* **Your goal**
Give all the lines below again, exactly, with no pictures.

* **Material provided**
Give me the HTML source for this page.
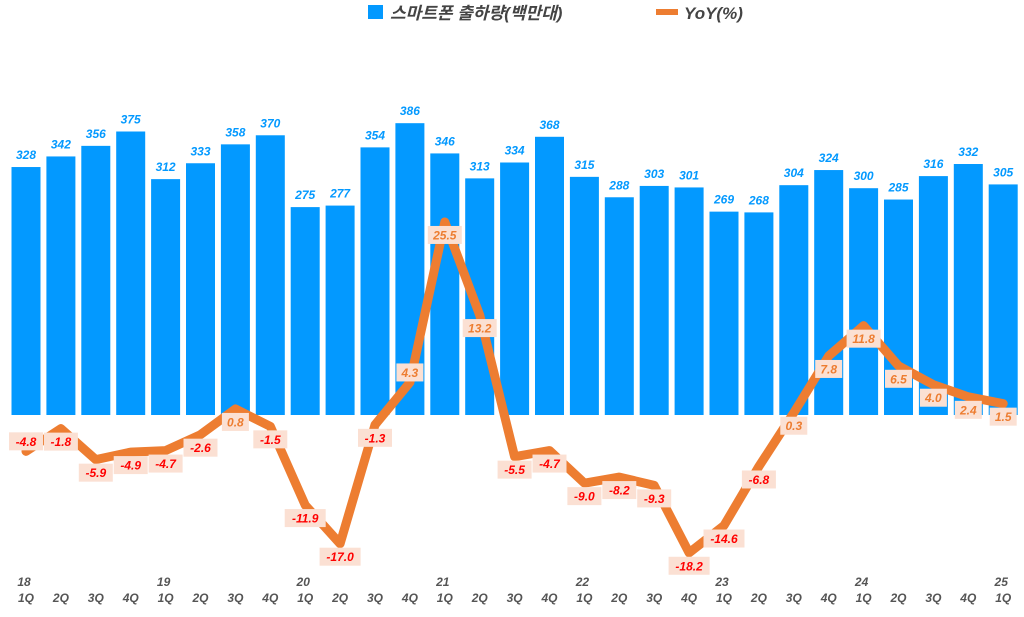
<!DOCTYPE html>
<html><head><meta charset="utf-8"><style>
body{margin:0;background:#fff;}
svg text{font-family:"Liberation Sans","Noto Sans CJK KR",sans-serif;}
</style></head><body>
<svg id="c" width="1024" height="612" xmlns="http://www.w3.org/2000/svg">
<g>
<rect x="368" y="5" width="15" height="14" fill="#0399ff"/>
<text x="390" y="19" font-size="17" font-weight="bold" font-style="italic" fill="#444">스마트폰 출하량(백만대)</text>
<line x1="656" y1="12" x2="678" y2="12" stroke="#ed7d31" stroke-width="6"/>
<text x="684" y="19" font-size="17" font-weight="bold" font-style="italic" fill="#444">YoY(%)</text>
</g>
<g id="bars"></g><g id="line"></g><g id="labels"></g><g id="axis"></g>
</svg>
<script>
const years=["18","","","","19","","","","20","","","","21","","","","22","","","","23","","","","24","","","","25"];
const quarters=["1Q","2Q","3Q","4Q","1Q","2Q","3Q","4Q","1Q","2Q","3Q","4Q","1Q","2Q","3Q","4Q","1Q","2Q","3Q","4Q","1Q","2Q","3Q","4Q","1Q","2Q","3Q","4Q","1Q"];
const shipments=[328,342,356,375,312,333,358,370,275,277,354,386,346,313,334,368,315,288,303,301,269,268,304,324,300,285,316,332,305];
const yoy=[-4.8,-1.8,-5.9,-4.9,-4.7,-2.6,0.8,-1.5,-11.9,-17.0,-1.3,4.3,25.5,13.2,-5.5,-4.7,-9.0,-8.2,-9.3,-18.2,-14.6,-6.8,0.3,7.8,11.8,6.5,4.0,2.4,1.5];
const NS="http://www.w3.org/2000/svg";
const x0=26,pitch=34.9,base=415,bw=29;
const xs=i=>x0+i*pitch;
const yb=v=>base-v*0.756;
const yl=v=>base-v*7.57;
function mk(t,a,p){const e=document.createElementNS(NS,t);for(const k in a)e.setAttribute(k,a[k]);p.appendChild(e);return e;}
const gb=document.getElementById('bars'),gl=document.getElementById('line'),gt=document.getElementById('labels'),ga=document.getElementById('axis');
shipments.forEach((v,i)=>{
 const r=mk('rect',{x:xs(i)-bw/2,y:yb(v),width:bw,height:base-yb(v),fill:'#0399ff'},gb);
 
 
 const t=mk('text',{x:xs(i),y:yb(v)-8,'font-size':12,'font-weight':'bold','font-style':'italic',fill:'#0399ff','text-anchor':'middle'},gb);
 t.textContent=v;
 
 
});
let d=yoy.map((v,i)=>(i?'L':'M')+xs(i)+','+yl(v)).join('');
const p=mk('path',{d:d,fill:'none',stroke:'#ed7d31','stroke-width':9,'stroke-linejoin':'round','stroke-linecap':'round'},gl);


yoy.forEach((v,i)=>{
 const next=i<yoy.length-1?yoy[i+1]:v;
 const above=(i==0)||(next-v>20);
 const cy=yl(v)+(above?-10:13);
 const s=v.toFixed(1);
 const w=s.length*7+6;
 const g=mk('g',{},gt);
 
 
 mk('rect',{x:xs(i)-w/2,y:cy-9,width:w,height:18,fill:'#fbe0d3'},g);
 const t=mk('text',{x:xs(i),y:cy+4.5,'font-size':12,'font-weight':'bold','font-style':'italic',fill:v<0?'#ff0000':'#ed7d31','text-anchor':'middle'},g);
 t.textContent=s;
});
quarters.forEach((q,i)=>{
 const t=mk('text',{x:xs(i),y:602,'font-size':12,'font-weight':'bold','font-style':'italic',fill:'#555','text-anchor':'middle'},ga);
 t.textContent=q;
 
 
 if(years[i]){
  const y=mk('text',{x:xs(i)-2,y:586,'font-size':12,'font-weight':'bold','font-style':'italic',fill:'#555','text-anchor':'middle'},ga);
  y.textContent=years[i];
  
  
 }
});
</script>
</body></html>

* **Response for this exercise**
Give me the HTML source for this page.
<!DOCTYPE html>
<html><head><meta charset="utf-8"><style>
body{margin:0;background:#fff;}
svg text{font-family:"Liberation Sans","Noto Sans CJK KR",sans-serif;}
</style></head><body>
<svg id="c" width="1024" height="612" xmlns="http://www.w3.org/2000/svg">
<g>
<rect x="368" y="5" width="15" height="14" fill="#0399ff"/>
<text x="390" y="19" font-size="17" font-weight="bold" font-style="italic" fill="#444">스마트폰 출하량(백만대)</text>
<line x1="656" y1="12" x2="678" y2="12" stroke="#ed7d31" stroke-width="6"/>
<text x="684" y="19" font-size="17" font-weight="bold" font-style="italic" fill="#444">YoY(%)</text>
</g>
<g id="bars"></g><g id="line"></g><g id="labels"></g><g id="axis"></g>
</svg>
<script>
const years=["18","","","","19","","","","20","","","","21","","","","22","","","","23","","","","24","","","","25"];
const quarters=["1Q","2Q","3Q","4Q","1Q","2Q","3Q","4Q","1Q","2Q","3Q","4Q","1Q","2Q","3Q","4Q","1Q","2Q","3Q","4Q","1Q","2Q","3Q","4Q","1Q","2Q","3Q","4Q","1Q"];
const shipments=[328,342,356,375,312,333,358,370,275,277,354,386,346,313,334,368,315,288,303,301,269,268,304,324,300,285,316,332,305];
const yoy=[-4.8,-1.8,-5.9,-4.9,-4.7,-2.6,0.8,-1.5,-11.9,-17.0,-1.3,4.3,25.5,13.2,-5.5,-4.7,-9.0,-8.2,-9.3,-18.2,-14.6,-6.8,0.3,7.8,11.8,6.5,4.0,2.4,1.5];
const NS="http://www.w3.org/2000/svg";
const x0=26,pitch=34.9,base=415,bw=29;
const xs=i=>x0+i*pitch;
const yb=v=>base-v*0.756;
const yl=v=>base-v*7.57;
function mk(t,a,p){const e=document.createElementNS(NS,t);for(const k in a)e.setAttribute(k,a[k]);p.appendChild(e);return e;}
const gb=document.getElementById('bars'),gl=document.getElementById('line'),gt=document.getElementById('labels'),ga=document.getElementById('axis');
shipments.forEach((v,i)=>{
 const r=mk('rect',{x:xs(i)-bw/2,y:yb(v),width:bw,height:base-yb(v),fill:'#0399ff'},gb);
 
 
 const t=mk('text',{x:xs(i),y:yb(v)-8,'font-size':12,'font-weight':'bold','font-style':'italic',fill:'#0399ff','text-anchor':'middle'},gb);
 t.textContent=v;
 
 
});
let d=yoy.map((v,i)=>(i?'L':'M')+xs(i)+','+yl(v)).join('');
const p=mk('path',{d:d,fill:'none',stroke:'#ed7d31','stroke-width':9,'stroke-linejoin':'round','stroke-linecap':'round'},gl);


yoy.forEach((v,i)=>{
 const next=i<yoy.length-1?yoy[i+1]:v;
 const above=(i==0)||(next-v>20);
 const cy=yl(v)+(above?-10:13);
 const s=v.toFixed(1);
 const w=s.length*7+6;
 const g=mk('g',{},gt);
 
 
 mk('rect',{x:xs(i)-w/2,y:cy-9,width:w,height:18,fill:'#fbe0d3'},g);
 const t=mk('text',{x:xs(i),y:cy+4.5,'font-size':12,'font-weight':'bold','font-style':'italic',fill:v<0?'#ff0000':'#ed7d31','text-anchor':'middle'},g);
 t.textContent=s;
});
quarters.forEach((q,i)=>{
 const t=mk('text',{x:xs(i),y:602,'font-size':12,'font-weight':'bold','font-style':'italic',fill:'#555','text-anchor':'middle'},ga);
 t.textContent=q;
 
 
 if(years[i]){
  const y=mk('text',{x:xs(i)-2,y:586,'font-size':12,'font-weight':'bold','font-style':'italic',fill:'#555','text-anchor':'middle'},ga);
  y.textContent=years[i];
  
  
 }
});
</script>
</body></html>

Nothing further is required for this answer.